Nakil ameliyatları çok büyük ve pahalı ameliyatlar. Ülkemizde bu ameliyatlar özel hastanelerde de yapılabiliyor ve maliyeti devlet tarafından karşılanıyor. Ancak bakanlığın bu özel hastaneleri ve hastanelerin uyguladıkları tedavi protokollerini yeteri kadar özenle denetlediğine inanmıyorum. Yine bu kitap ve sizin aracılığınızla Sağlık Bakanlığı’nı bu yönlü de göreve davet ediyorum.
Fail meçhul ve politik cinayetler, ihmaller sonucu çok canlar kaybettik. Fakat görüyoruz ki arkada kalanlar toplumsal eşitlik ve özgürlük mücadelesinin aktörü olabiliyor. Siz de o mücadelenin bir aktörü olacak mısınız?
Bu mücadelenin aktörü olacağım demek çok iddialı olabilir, ancak neferi olacağımı söyleyebilirim. Fırat’ın sağlık mücadelesine eşlik etmeye başlamadan önce bu mücadelenin bir hukukçu olarak neferiydim zaten ama Fırat’ın yaşam mücadelesi verdiği dönemde ilk ve tek önceliğim onun mücadelesinde yanında olmak oldu ve diğer toplumsal mücadele alanlarında fazlaca bulunamadım.
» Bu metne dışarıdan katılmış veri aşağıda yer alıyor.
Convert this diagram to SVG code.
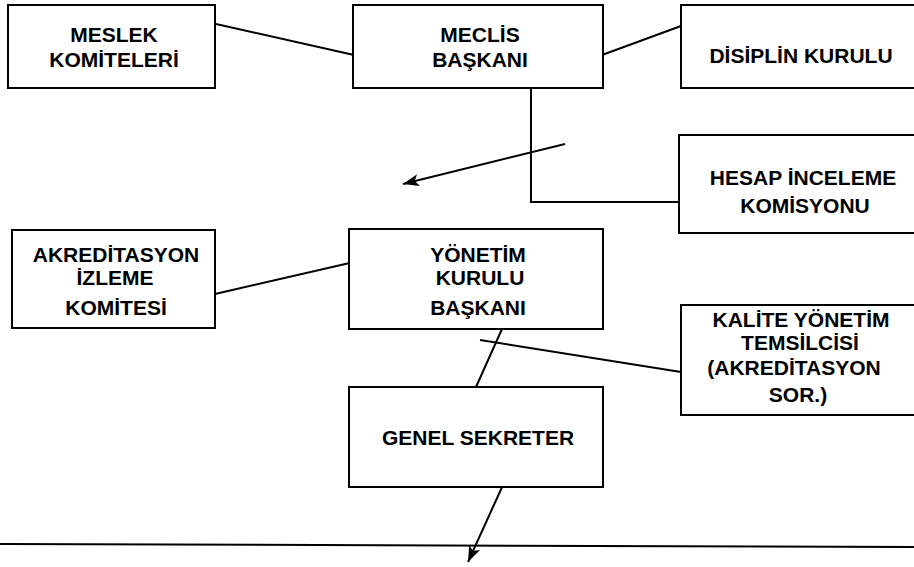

Fakat hem Fırat’ın ölümüyle ilgili hukuk mücadelesinde hem de toplumsal hak arayışında her alanda bir nefer olarak yer almaya devam edeceğim.
Kitapta da belirttiğim gibi, dünyanın herhangi bir yerinde, nedeni ne olursa olsun evladını kaybeden, yüreği bu acıyla kavrulan her annenin verdiği mücadelede yanında olmaya çalışacağım. Teşekkür ederim.